Of the security fence project, the company said that it proposes to replace the perimeter fence and gates at the substation and to install barriers around certain equipment within the substation fence line, in order to increase the security and safety of the substation. Specifically, the new construction would include about 2,045 linear feet of fencing at 15 feet in height; 1,775 linear feet of fencing at 20 feet in height; and 895 linear feet of fencing at 26 feet in height, for a total of 4,630 linear feet of enhanced fence and associated gates.
The company added that the new fence would be located immediately adjacent to the existing fence on company property and, as a result, would not expand the overall footprint of the substation to a material degree.
Among other things, the company said that the current total planning level cost estimate for the security fence project is $21.4m.

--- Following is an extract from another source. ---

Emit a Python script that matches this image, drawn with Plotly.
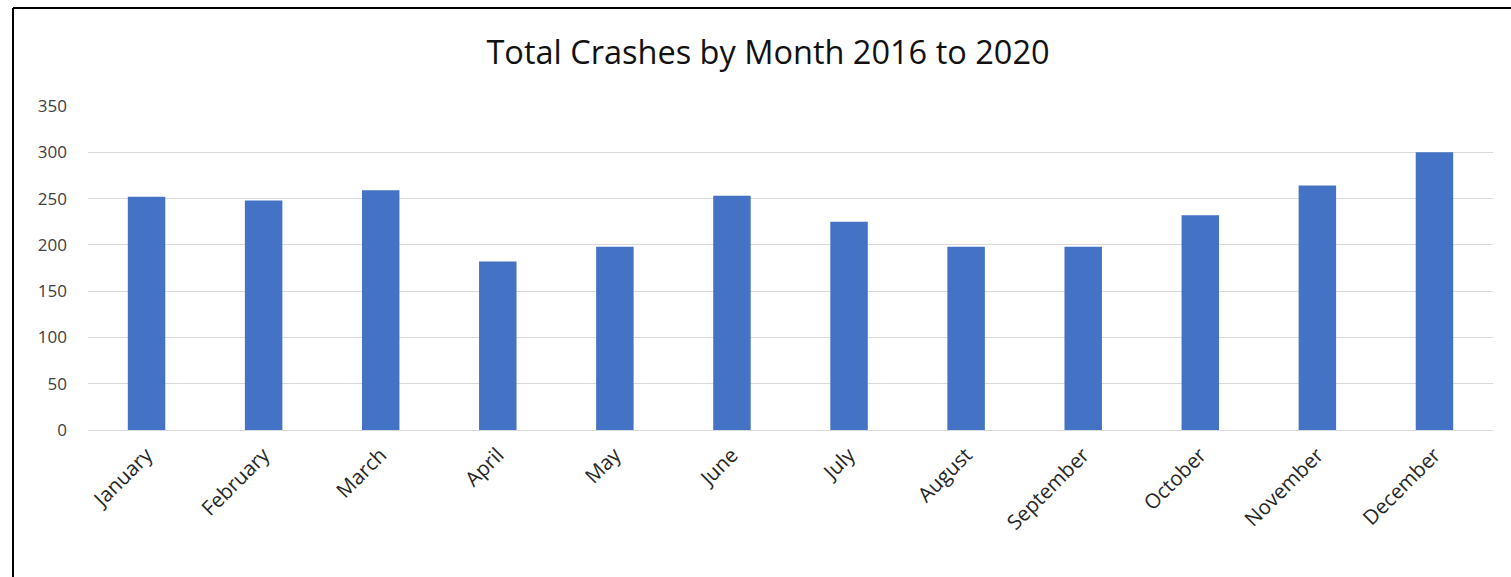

The primary purpose of the voltage regulator is to provide the capability to reduce high voltages under light load in the K Street/Kingston Street area to acceptable levels and to meet the needs identified by ISO-NE, the company said. The new voltage regulator would mitigate high 345-kV and 115-kV voltages in subarea C (Downtown Boston 115-kV cables) and subarea E (West Medway, West Walpole, and Holbrook) that are not resolved by any of the other Greater Boston Solution Projects. The company added that the voltage regulator project also addresses reliability issues associated with 345-kV breaker failure contingencies at the K Street substation that are not addressed by other Greater Boston Solution Projects. To address the identified need, the company said that it seeks to have the voltage regulator project in service by 1Q19.
The company also said that the new perimeter fence and equipment barriers are needed to enable the company to comply with new federal reliability and physical security standards for electric infrastructure on the company’s system. To achieve compliance with federal reliability and physical security standards, the company seeks to have the security fence project in service by 4Q19.